I'm craving for some freshly baked Portuguese egg tart, but it's such a long trip from Miami to Macau. :(  I had a great success following your recipe to make the perfect Gougères; so I'm wondering if you have the recipe for Pasteis de Nata? Many thanks and warm regards from Miami. Haiyun
  • #29
  • Comment by Miss B
I was a bit nervous about trying these, as I am not much of a cook and have never made any sort of pastry, but it turns out that they were really quite easy! My very first try at them turned out perfectly.

They stayed in exactly the shape they were piped. I couldn't eat them fast enough... I ate so many I had a stomachache last night!!

Because they held their shape so well I'm thinking about using different shaped pastry tips instead of just a plain round one. I will be making lots of them for a party next weekend and I know they will be a hit.

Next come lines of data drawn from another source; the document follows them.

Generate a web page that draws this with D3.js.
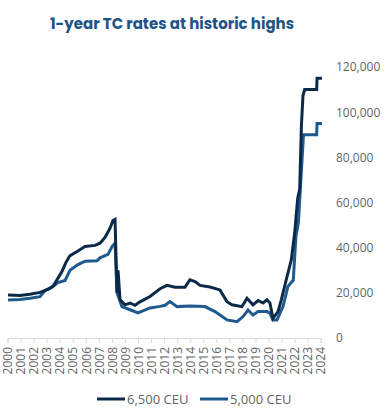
<!DOCTYPE html>
<html>
<head>
<meta charset="utf-8">
<script src="https://cdn.jsdelivr.net/npm/d3@7"></script>
<style>
  html, body { margin: 0; padding: 0; background: #ffffff; }
  svg { display: block; }
</style>
</head>
<body>
<svg id="chart" width="391" height="417"></svg>
<script>
// ---- Data (decimal year, value in USD/day) ----
const yearTicks = d3.range(2000, 2025);
const valueTicks = [0, 20000, 40000, 60000, 80000, 100000, 120000];

const seriesNames = ["6,500 CEU", "5,000 CEU"];
const seriesColors = ["#0b2a4a", "#1f5a8e"];

const dates6500 = [2000.04, 2000.96, 2001.72, 2002.49, 2003.1, 2003.5, 2003.87, 2004.18, 2004.48, 2004.79,
  2005.4, 2005.94, 2006.7, 2007.09, 2007.47, 2007.85, 2008.08, 2008.24, 2008.39, 2008.47,
  2008.62, 2009.0, 2009.39, 2009.77, 2010.15, 2010.92, 2011.69, 2012.22, 2012.84, 2013.6,
  2013.98, 2014.37, 2014.75, 2015.52, 2016.28, 2016.82, 2017.2, 2017.97, 2018.35, 2018.81,
  2019.2, 2019.58, 2019.88, 2020.11, 2020.34, 2020.73, 2020.98, 2021.36, 2021.75, 2022.01,
  2022.14, 2022.24, 2022.39, 2022.52, 2022.64, 2022.77, 2023.69, 2023.72, 2024.1];
const values6500 = [19000, 18800, 19400, 20200, 21500, 23000, 26500, 29500, 33500, 36500,
  38500, 40500, 41000, 42000, 44500, 48500, 52000, 52500, 20000, 30000,
  17000, 14700, 15500, 14500, 16000, 18400, 21800, 23300, 22500, 22500,
  25800, 25000, 23300, 22600, 21300, 16100, 14700, 13900, 17600, 14700,
  16600, 15500, 16900, 15500, 8700, 11700, 16900, 25800, 34700, 46700,
  55500, 62000, 65800, 93900, 107200, 110000, 110000, 115000, 115000];

const dates5000 = [2000.04, 2000.96, 2001.72, 2002.49, 2002.87, 2003.41, 2003.87, 2004.41, 2004.79, 2005.4,
  2005.94, 2006.86, 2007.09, 2007.7, 2008.01, 2008.24, 2008.39, 2008.77, 2009.39, 2010.0,
  2010.92, 2011.69, 2012.07, 2012.45, 2012.99, 2013.98, 2015.13, 2015.9, 2016.28, 2016.82,
  2017.59, 2018.05, 2018.43, 2018.81, 2019.2, 2019.88, 2020.11, 2020.34, 2020.65, 2021.11,
  2021.49, 2021.8, 2021.9, 2022.1, 2022.29, 2022.68, 2023.69, 2023.72, 2024.1];
const values5000 = [16800, 17100, 17600, 18300, 21000, 22500, 24500, 25500, 30000, 32500,
  34000, 34200, 35500, 37000, 40500, 42000, 20000, 13900, 12500, 11100,
  13300, 14000, 14500, 16100, 13900, 14200, 13900, 11700, 10200, 8000,
  7200, 9500, 12400, 10200, 11700, 11700, 11000, 8000, 8000, 13900,
  22800, 25000, 25500, 45000, 51000, 90000, 90000, 95000, 95000];

// ---- Layout ----
const svg = d3.select("#chart");
const x = d3.scaleLinear().domain([2000, 2024]).range([7.5, 320.7]);
const y = d3.scaleLinear().domain([0, 120000]).range([338, 67]);

const gray = "#646464";

// Title
svg.append("text")
  .attr("x", 172).attr("y", 29)
  .attr("text-anchor", "middle")
  .attr("font-family", "Poppins, 'Open Sans', sans-serif")
  .attr("font-weight", 700)
  .attr("font-size", 15)
  .attr("fill", "#1e5487")
  .text("1-year TC rates at historic highs");

// Right y-axis labels (no line)
const yAxis = d3.axisRight(y).tickValues(valueTicks).tickSize(0).tickPadding(0)
  .tickFormat(d3.format(","));
const gy = svg.append("g").attr("transform", "translate(336,0)").call(yAxis);
gy.select(".domain").remove();
gy.selectAll("text")
  .attr("font-family", "'Open Sans', sans-serif")
  .attr("font-size", 12)
  .attr("fill", gray);

// Bottom x-axis
const xAxis = d3.axisBottom(x).tickValues(yearTicks).tickSize(5).tickPadding(4)
  .tickFormat(d3.format("d"));
const gx = svg.append("g").attr("transform", "translate(0,338)").call(xAxis);
gx.select(".domain").attr("stroke", "#d9d9d9");
gx.selectAll(".tick line").attr("stroke", "#d9d9d9");
gx.selectAll("text")
  .attr("font-family", "'Open Sans', sans-serif")
  .attr("font-size", 12)
  .attr("fill", gray)
  .attr("text-anchor", "end")
  .attr("dy", "0.35em")
  .attr("transform", "translate(0,9) rotate(-90)")
  .attr("x", 0).attr("y", 0);

// Lines
const line = d3.line().x(d => x(d[0])).y(d => y(d[1]));
const data = [
  d3.zip(dates6500, values6500),
  d3.zip(dates5000, values5000)
];
[1, 0].forEach(i => {
  svg.append("path")
    .datum(data[i])
    .attr("fill", "none")
    .attr("stroke", seriesColors[i])
    .attr("stroke-width", 3)
    .attr("stroke-linejoin", "miter")
    .attr("d", line);
});

// Legend
const legendItems = [{x: 97}, {x: 200}];
seriesNames.forEach((name, i) => {
  const g = svg.append("g").attr("transform", `translate(${legendItems[i].x},399)`);
  g.append("line").attr("x1", 0).attr("x2", 28).attr("y1", 0).attr("y2", 0)
    .attr("stroke", seriesColors[i]).attr("stroke-width", 3);
  g.append("text").attr("x", 30).attr("y", 0).attr("dy", "0.35em")
    .attr("font-family", "'Open Sans', sans-serif")
    .attr("font-size", 13)
    .attr("fill", gray)
    .text(name);
});
</script>
</body>
</html>
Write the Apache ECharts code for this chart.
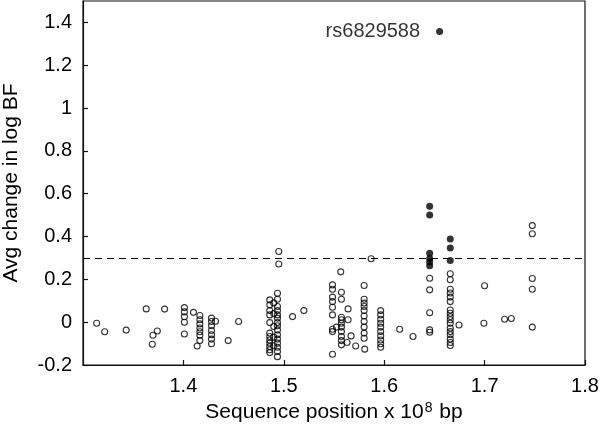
<!DOCTYPE html>
<html>
<head>
<meta charset="utf-8">
<script src="https://cdn.jsdelivr.net/npm/echarts@6/dist/echarts.min.js"></script>
<style>
html,body{margin:0;padding:0;background:#fff;}
#chart{width:600px;height:432px;}
</style>
</head>
<body>
<div id="chart"></div>
<script>
// Sequence position (x 10^8 bp) and average change in log BF
const hollowPoints = [
  [1.3136,-0.005],[1.3216,-0.045],[1.343,-0.037],[1.363,0.062],[1.3697,-0.061],[1.369,-0.103],[1.374,-0.041],[1.3813,0.061],
  [1.401,0.068],[1.401,0.048],[1.401,0.025],[1.401,0.0],[1.401,-0.055],
  [1.410,0.046],
  [1.4164,0.031],[1.4164,0.011],[1.4164,-0.008],[1.4164,-0.027],[1.4164,-0.045],[1.4164,-0.061],[1.4164,-0.086],[1.4137,-0.111],
  [1.428,0.019],[1.428,0.003],[1.428,-0.017],[1.428,-0.039],[1.428,-0.059],[1.428,-0.079],[1.428,-0.101],[1.432,0.004],
  [1.4446,-0.086],[1.455,0.003],
  [1.486,0.104],[1.486,0.081],[1.486,0.054],[1.486,0.034],[1.486,-0.002],[1.486,-0.051],[1.486,-0.067],[1.486,-0.083],[1.486,-0.098],[1.486,-0.114],[1.486,-0.129],[1.486,-0.142],
  [1.490,0.09],[1.490,0.04],[1.490,-0.02],[1.490,-0.07],[1.490,-0.11],
  [1.4937,0.135],[1.4937,0.107],[1.4937,0.073],[1.4937,0.054],[1.4937,0.034],[1.4937,0.019],[1.4937,-0.002],[1.4937,-0.017],[1.4937,-0.036],[1.4937,-0.059],[1.4937,-0.079],[1.4937,-0.098],[1.4937,-0.117],[1.4937,-0.137],[1.4937,-0.161],
  [1.495,0.33],[1.495,0.272],
  [1.5087,0.026],[1.520,0.054],
  [1.5485,0.174],[1.5485,0.154],[1.5485,0.117],[1.5485,0.096],[1.5485,0.070],[1.5485,0.034],[1.5485,-0.033],[1.5485,-0.044],[1.5485,-0.150],
  [1.5567,0.235],
  [1.5574,0.140],[1.5574,0.107],[1.5574,0.023],[1.5574,0.011],[1.5574,-0.005],[1.5574,-0.023],[1.5574,-0.044],[1.5574,-0.067],[1.5574,-0.086],[1.5574,-0.106],
  [1.5524,-0.023],
  [1.564,0.062],[1.564,0.011],[1.563,-0.095],[1.567,-0.064],[1.5716,-0.111],
  [1.580,0.171],[1.580,0.107],[1.580,0.089],[1.580,0.073],[1.580,0.054],[1.580,0.029],[1.580,0.003],[1.580,-0.023],[1.580,-0.051],[1.580,-0.075],[1.5806,-0.126],
  [1.587,0.296],
  [1.5965,0.054],[1.5965,0.034],[1.5965,0.014],[1.5965,-0.005],[1.5965,-0.023],[1.5965,-0.044],[1.5965,-0.064],[1.5965,-0.083],[1.5965,-0.101],[1.5965,-0.117],
  [1.6154,-0.033],[1.6287,-0.067],
  [1.6453,0.205],[1.6453,0.151],[1.6453,0.044],[1.6453,-0.036],[1.6453,-0.047],
  [1.6658,0.226],[1.6658,0.198],[1.6658,0.154],[1.6658,0.136],[1.6658,0.117],[1.6658,0.096],[1.6658,0.057],[1.6658,0.042],[1.6658,0.026],[1.6658,0.011],[1.6658,-0.005],[1.6658,-0.028],[1.6658,-0.044],[1.6658,-0.059],[1.6658,-0.079],[1.6658,-0.095],[1.6658,-0.109],
  [1.6745,-0.013],[1.700,0.170],[1.6993,-0.005],[1.7199,0.014],[1.7266,0.017],
  [1.7475,0.451],[1.7475,0.413],[1.7475,0.204],[1.7475,0.154],[1.7475,-0.023]
];
const filledPoints = [
  [1.6453,0.541],[1.6453,0.501],[1.6453,0.322],[1.6453,0.297],[1.6453,0.281],[1.6453,0.263],
  [1.6658,0.388],[1.6658,0.346],[1.6658,0.288]
];
const topSnp = { name: 'rs6829588', value: [1.6552, 1.358] };
const threshold = 0.3;
const xTicks = { min: 1.3, max: 1.8, interval: 0.1 };
const yTicks = { min: -0.2, max: 1.5, interval: 0.2 };

const FONT = 'Liberation Sans, Arial, Helvetica, sans-serif';
const TXT = '#000';
const chart = echarts.init(document.getElementById('chart'), null, {renderer: 'canvas'});
chart.setOption({
  animation: false,
  backgroundColor: '#fff',
  grid: { left: 83, right: 15, top: 1, bottom: 67, show: true, borderColor: '#111', borderWidth: 1.2,
    containLabel: false, outerBoundsMode: 'none' },
  xAxis: {
    type: 'value', min: xTicks.min, max: xTicks.max, interval: xTicks.interval,
    name: 'Sequence position x 10{sup|8} bp', nameLocation: 'middle', nameGap: 36,
    nameTextStyle: { fontFamily: FONT, fontSize: 21, color: TXT,
      rich: { sup: { fontFamily: FONT, fontSize: 14, color: TXT, verticalAlign: 'top', padding: [0,1,9,1] } } },
    axisLine: { show: true, onZero: false, lineStyle: { color: '#111', width: 1.2 } },
    axisTick: { show: true, inside: true, length: 5, lineStyle: { color: '#111', width: 1.2 } },
    axisLabel: { showMinLabel: false, margin: 11, fontFamily: FONT, fontSize: 20, color: TXT,
      formatter: v => String(Math.round(v*10)/10) },
    splitLine: { show: false }
  },
  yAxis: {
    type: 'value', min: yTicks.min, max: yTicks.max, interval: yTicks.interval,
    name: 'Avg change in log BF', nameLocation: 'middle', nameGap: 61,
    nameTextStyle: { fontFamily: FONT, fontSize: 21, color: TXT },
    axisLine: { show: true, onZero: false, lineStyle: { color: '#111', width: 1.2 } },
    axisTick: { show: true, inside: true, length: 5, lineStyle: { color: '#111', width: 1.2 } },
    axisLabel: { showMaxLabel: false, margin: 11, fontFamily: FONT, fontSize: 20, color: TXT,
      formatter: v => String(Math.round(v*10)/10) },
    splitLine: { show: false }
  },
  series: [
    {
      type: 'scatter', data: hollowPoints, symbol: 'circle', symbolSize: 6,
      itemStyle: { color: 'rgba(255,255,255,0)', borderColor: '#000', borderWidth: 1.1 },
      markLine: {
        silent: true, symbol: 'none', label: { show: false },
        lineStyle: { color: '#000', type: [7, 5], width: 1.2 },
        data: [{ yAxis: threshold }]
      }
    },
    {
      type: 'scatter', data: filledPoints, symbol: 'circle', symbolSize: 7,
      itemStyle: { color: '#000' }
    },
    {
      type: 'scatter', data: [topSnp], symbol: 'circle', symbolSize: 7,
      itemStyle: { color: '#000' },
      label: { show: true, position: 'left', distance: 16, formatter: '{b}',
        fontFamily: FONT, fontSize: 20, color: TXT }
    }
  ]
});
</script>
</body>
</html>
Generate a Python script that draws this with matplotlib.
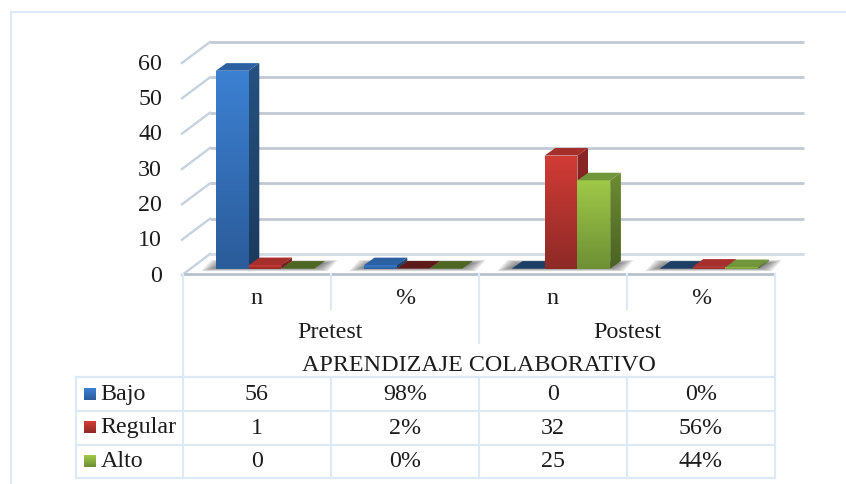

Thank you for the great instructions and pictures. The pictures really helped me to know that I was doing things correctly.

Miss B
  • FX's answer→ Thanks Miss B and glad it worked for you. If I can add a recommendation is for you to follow the recipe scrupulously the next time too. This is one of these recipes that seem so easy when you do it by the book, that next time you feel tempted to do it bohemian-style, no measurement, mix while watching TV, and then disaster happens.

  • #31
  • Comment by Ty
I just made my first batch not 5 minutes ago.  Thank you FX.  My dough ended up a bit runny, and so, some of them didn't balloon up as they should have, however, these are perhaps the most delicious pastry (if one should call them that) I have ever made.  My failure is still a delicious failure.  I will get back up, and try them again soon!
  • #32
  • Comment by Jackie
Tx for such a detailed, idiot-proof recipe. I suddenly had a craving for gougere and wondered if I could make some myself. Will definitely try this recipe out. ;D
  • #33
  • Comment by krmen
Wonderfully tasty indeed, thank you.
  • #34
  • Comment by Steven
This is a flawed recipe - too much water and butter per flour.  It results in flat Gougères.  Also, the cheese must be added to the hot water/flour/butter mixture, not after the eggs. Look into other recipes and the proportions are considerably different.  I would simply use a standard chous pastry recipe - and add cheese.  I make this all the time and it's much firmer.
  • #35
  • Comment by Joanne
I really liked your anecdote at the end!

And what a well-documented article, complete with very informative and telling pictures.
Thanks for that great tip about not adding too much cheese into the mixture - I did that and my gougeres Did fall a little more than usual (though they did taste better!)

Once again, great, great post!
  • FX's answer→ Thanks a lot Joanne, glad the article was of some help!